Später schrieb Elliott, dass ein Hispanist, der seine Kenntnisse der spanischen Geschichte, Politik und Kultur maximal nutzen möchte, in der Lage sein müsse, Verknüpfungen zwischen der Halbinsel und den Ereignissen in anderen Teilen der Welt zu finden, um daraus Parallelen und Vergleiche abzuleiten, welche die spanische Situation erklären könnten Danach erschienen zwei Bände, die sich nicht ausschliesslich auf die spanische Geschichte konzentrierten, sondern in denen sich Elliott mit der Wechselbeziehung zwischen Spanien und dem Rest der Welt beschäftigen konnte. In Europe Divided 1559-1598 (1969) zeichnet er ein Bild von ganz Europa während der vierzigjährigen spanischen Vorrangstellung. In The Old World and the New 1492-1650 (1970) untersuchte er unter intellektuellen, wirtschaftlichen und kulturellen Aspekten den Einfluss, den Amerika zur Zeit des 16. Jahrhunderts und zu Beginn des 17. Jahrhunderts auf Europa ausübte. Beide Werke sind aktuell geblieben und bis heute durch keine andere Arbeit überholt. 1973 siedelte Elliott von London nach Princeton über, wo er sich intensiv mit der Ministerkarriere von Olivares, dem wichtigsten Minister und Günstling Philipps IV. von Spanien, beschäftigte.
Zusammen mit José Francisco de la Peña gab er die Memoriales y cartas del Conde Duque de Olivares (1978-1981), eine wichtige Sammlung von Dokumenten mit wissenschaftlichem Kommentar, in zwei Bänden heraus. Mit dem Kunsthistoriker Jonathan Brown verfasste er sodann eine gelehrte und elegante Studie über den Palast, den Olivares für Philipp IV. errichten liess, und über die Gemälde, die er dafür in Auftrag gab: A Palace for a King: The Buen Retiro and the Court of Philip IV (1980). Danach erschien Richelieu and Olivares (1984), eine vergleichende Studie über die beiden Staatsmänner, die in der gleichen Epoche ähnliche Probleme zu lösen hatten. Schliesslich veröffentlichte er 1986 sein Hauptwerk, an dem er seit Beginn seiner Forschungstätigkeit im Jahre 1952 gearbeitet hatte: The Count-Duke of Olivares: The Statesman in an Age of Decline (1986). Nach Recherchen in nahezu allen nationalen europäischen Archiven entstand dieses gewichtige und gelehrte Werk, das die Geschichte Spaniens in der Epoche darstellt, in der die traditionellen Grundlagen seiner Macht brüchig zu werden beginnen.
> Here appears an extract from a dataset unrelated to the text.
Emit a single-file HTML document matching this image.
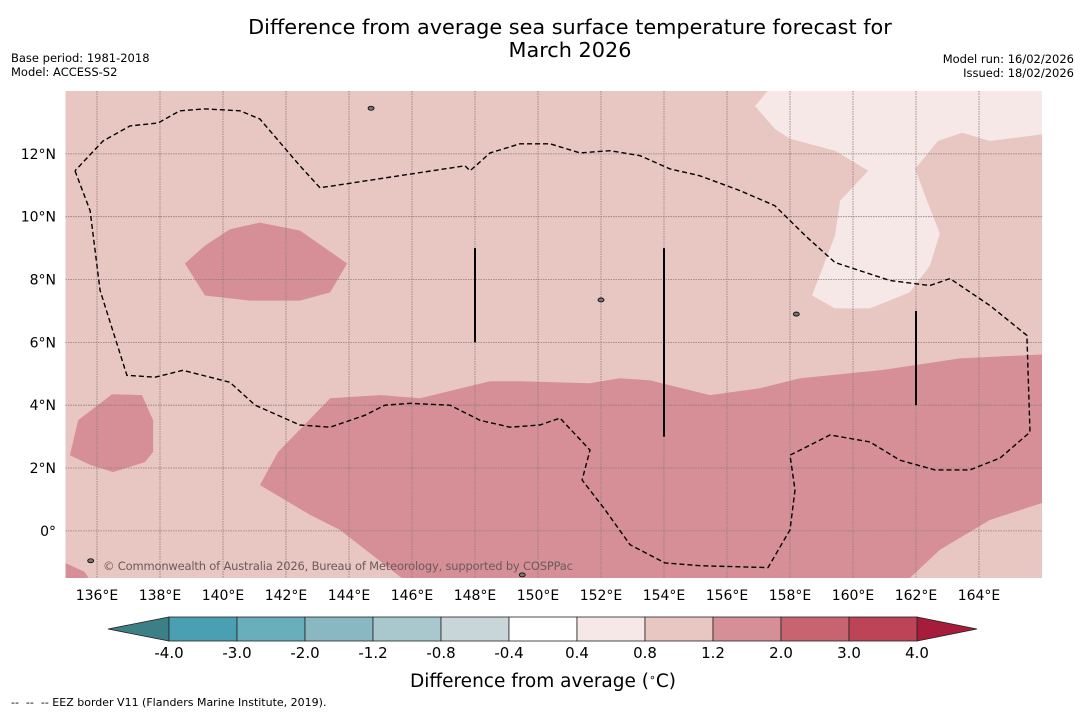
<!DOCTYPE html>
<html><head><meta charset="utf-8"><style>
body{margin:0;background:#fff;width:1085px;height:713px;overflow:hidden;font-family:"Liberation Sans","DejaVu Sans",sans-serif}
svg{position:absolute;left:0;top:0}
</style></head><body>
<svg id="c" width="1085" height="713" font-family="DejaVu Sans, Liberation Sans, sans-serif">
<text x="570" y="34" font-size="20.8" text-anchor="middle">Difference from average sea surface temperature forecast for</text>
<text x="570" y="57" font-size="20.8" text-anchor="middle">March 2026</text>
<text x="11" y="62" font-size="11.5">Base period: 1981-2018</text>
<text x="11" y="76" font-size="11.5">Model: ACCESS-S2</text>
<text x="1074" y="63" font-size="11.5" text-anchor="end">Model run: 16/02/2026</text>
<text x="1074" y="77" font-size="11.5" text-anchor="end">Issued: 18/02/2026</text>
<g id="map"></g>
<g id="cbar"></g>
<text x="543" y="687" font-size="18.5" text-anchor="middle">Difference from average (<tspan baseline-shift="super" font-size="11">∘</tspan>C)</text>
<text x="11" y="706" font-size="11" xml:space="preserve">--  --  -- EEZ border V11 (Flanders Marine Institute, 2019).</text>
</svg>
<script>
const lonTicks=[136,138,140,142,144,146,148,150,152,154,156,158,160,162,164];
const latTicks=[0,2,4,6,8,10,12];
const levels=["-4.0","-3.0","-2.0","-1.2","-0.8","-0.4","0.4","0.8","1.2","2.0","3.0","4.0"];
const levelColors=["#4aa0b2","#68aebb","#89b8c3","#a8c8cd","#c8d6d9","#ffffff","#f5e8e6","#e8c6c2","#d68f97","#c76470","#bc4456"];
const darkMain=[[141.17,1.46],[141.75,2.51],[143.4,4.22],[145.0,4.32],[146.25,4.22],[148.48,4.76],[149.43,4.76],[151.65,4.70],[152.6,4.86],[153.56,4.79],[155.46,4.32],[157.05,4.54],[158.32,4.86],[160.86,5.11],[163.4,5.49],[166.1,5.62],[166.1,0.92],[164.35,0.35],[162.76,-0.6],[161.7,-1.6],[145.8,-1.6],[143.71,0.03],[142.76,0.51]];
const darkUpper=[[138.79,8.51],[139.43,9.08],[140.22,9.6],[141.17,9.81],[142.44,9.56],[143.94,8.51],[143.4,7.59],[142.44,7.33],[140.86,7.33],[139.43,7.49]];
const darkLeft=[[135.14,2.41],[135.4,3.52],[136.48,4.35],[137.43,4.32],[137.78,3.52],[137.78,2.51],[137.52,2.19],[136.51,1.87],[135.78,2.1]];
const darkCorner=[[134.9,-0.98],[135.6,-1.3],[135.8,-1.6],[134.9,-1.6]];
const lightNE=[[157.37,14.1],[156.89,13.52],[157.52,12.79],[158.0,12.48],[159.43,12.1],[160.48,11.46],[159.59,10.51],[159.43,9.4],[158.7,7.49],[159.43,7.08],[160.54,7.08],[161.8,7.59],[162.44,8.44],[162.76,9.46],[162.29,10.67],[161.97,11.52],[162.7,12.41],[163.46,12.67],[164.35,12.41],[166.1,12.63],[166.1,14.1]];
const eez=[[135.30,11.46],[135.78,10.19],[136.10,7.65],[136.95,4.95],[137.84,4.89],[138.73,5.11],[140.22,4.73],[141.02,4.0],[142.44,3.37],[143.40,3.30],[144.51,3.68],[145.14,4.0],[145.94,4.06],[147.21,4.0],[148.16,3.52],[149.11,3.30],[150.06,3.37],[150.70,3.59],[151.65,2.57],[151.40,1.62],[152.13,0.67],[152.92,-0.44],[154.03,-1.02],[155.14,-1.11],[157.30,-1.17],[158.0,0.03],[158.16,1.30],[158.0,2.41],[159.27,3.05],[160.54,2.83],[161.49,2.25],[162.6,1.94],[163.71,1.94],[164.67,2.32],[165.62,3.14],[165.52,6.22],[164.35,7.17],[163.08,8.03],[162.44,7.81],[161.17,7.97],[159.43,8.54],[158.48,9.40],[157.52,10.35],[156.41,10.83],[155.14,11.30],[154.19,11.52],[153.24,11.94],[152.29,12.10],[151.33,12.03],[150.38,12.32],[149.43,12.32],[148.48,12.03],[147.84,11.46],[147.68,11.62],[143.08,10.92],[142.44,11.62],[141.17,13.11],[140.54,13.37],[139.43,13.43],[138.63,13.37],[137.94,12.98],[137.05,12.89],[136.19,12.41],[135.30,11.46]];
const segLon=[148,154,162];
const segLat0=[6,3,4];
const segLat1=[9,9,7];
const islands=[[144.7,13.45],[158.2,6.9],[135.8,-0.95],[149.5,-1.4],[152.0,7.35]];

const L=65.5,R=1042,T=91,B=578,lon0=135,lon1=166,lat0=-1.5,lat1=14;
const X=v=>L+(v-lon0)/(lon1-lon0)*(R-L);
const Y=v=>B-(v-lat0)/(lat1-lat0)*(B-T);
const NS="http://www.w3.org/2000/svg";
const map=document.getElementById('map');
function mk(tag,attrs,parent){const e=document.createElementNS(NS,tag);for(const k in attrs)e.setAttribute(k,attrs[k]);parent.appendChild(e);return e;}
const defs=mk('defs',{},map);
const cp=mk('clipPath',{id:'clip'},defs);mk('rect',{x:L,y:T,width:R-L,height:B-T},cp);
const g=mk('g',{'clip-path':'url(#clip)'},map);
const bg=mk('rect',{x:L,y:T,width:R-L,height:B-T,fill:'#e8c6c2'},g);


const pts=a=>a.map(p=>X(p[0]).toFixed(1)+','+Y(p[1]).toFixed(1)).join(' ');
[[darkMain,'#d68f97','anomaly-region-main'],[darkUpper,'#d68f97','anomaly-region-north'],[darkLeft,'#d68f97','anomaly-region-west'],[darkCorner,'#d68f97','anomaly-region-corner'],[lightNE,'#f5e8e6','anomaly-region-light']].forEach(s=>{
 const p=mk('polygon',{points:pts(s[0]),fill:s[1]},g);
 
 
});
lonTicks.forEach(v=>{
 const l=mk('line',{x1:X(v),x2:X(v),y1:T,y2:B,stroke:'#8c7c7c','stroke-width':0.8,'stroke-dasharray':'1.5,1'},g);
 
 
 const t=mk('text',{x:X(v),y:600,'font-size':14,'text-anchor':'middle'},map);t.textContent=v+'°E';
 
 
});
latTicks.forEach(v=>{
 const l=mk('line',{x1:L,x2:R,y1:Y(v),y2:Y(v),stroke:'#8c7c7c','stroke-width':0.8,'stroke-dasharray':'1.5,1'},g);
 
 
 const t=mk('text',{x:56,y:Y(v)+5,'font-size':14,'text-anchor':'end'},map);t.textContent=v===0?'0°':v+'°N';
 
 
});
islands.forEach(p=>{
 const e=mk('ellipse',{cx:X(p[0]),cy:Y(p[1]),rx:3,ry:2,fill:'#777',stroke:'#000','stroke-width':0.8},g);
 
 
});
const ez=mk('polyline',{points:pts(eez),fill:'none',stroke:'#000','stroke-width':1.4,'stroke-dasharray':'5,3'},g);


segLon.forEach((v,i)=>{
 const l=mk('line',{x1:X(v),x2:X(v),y1:Y(segLat0[i]),y2:Y(segLat1[i]),stroke:'#000','stroke-width':2},g);
 
 
});
const cr=mk('text',{x:103,y:570,'font-size':11.5,fill:'#6b5b5b','textLength':470},g);cr.textContent='© Commonwealth of Australia 2026, Bureau of Meteorology, supported by COSPPac';



const cb=document.getElementById('cbar');
const c0=169,cw=68,cy=617,ch=24;
const la=mk('polygon',{points:`108,${cy+ch/2} ${c0},${cy} ${c0},${cy+ch}`,fill:'#3d7f86',stroke:'#222','stroke-width':0.8},cb);


const n=levelColors.length;
const ra=mk('polygon',{points:`${c0+n*cw},${cy} ${c0+n*cw+60},${cy+ch/2} ${c0+n*cw},${cy+ch}`,fill:'#a71c3a',stroke:'#222','stroke-width':0.8},cb);


levelColors.forEach((c,i)=>{
 const r=mk('rect',{x:c0+i*cw,y:cy,width:cw,height:ch,fill:c,stroke:'#222','stroke-width':0.8},cb);
 
 
});
levels.forEach((v,i)=>{
 const t=mk('text',{x:c0+i*cw,y:658,'font-size':15,'text-anchor':'middle'},cb);t.textContent=v;
 
 
});
</script>
</body></html>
Die Analyse der Probleme, welche die politischen Führer in der Epoche des nationalen Niedergangs betreffen, erinnern deutlich, wenn nicht sogar erklärtermassen an ähnliche Probleme, die ihrerseits die politischen Führer Grossbritanniens nach dem Ende des Empire zu bewältigen hatten. Gegenwärtig arbeitet Sir John Elliott an einer vergleichende Studie über die spanische und britische Kolonisierung der Neuen Welt. Die wissenschaftliche Produktion von Sir John Elliott ist sehr breit gefächert. Unter methodologischem Aspekt ist sie nicht innovativ, aber sie repräsentiert ein Höchstmass an traditioneller Geschichtsforschung und sticht durch Ausgewogenheit, durch sein Urteil und seine Klarheit hervor. Elliotts Bücher haben zudem viele Forscher _ sowohl in Europa als auch in Amerika _ beeinflusst. Elliott hat die Erforschung der spanischen Geschichte wiederbelebt und ihr neue Anstösse verliehen, was für einen britischen Historiker einen bemerkenswerten Erfolg darstellt.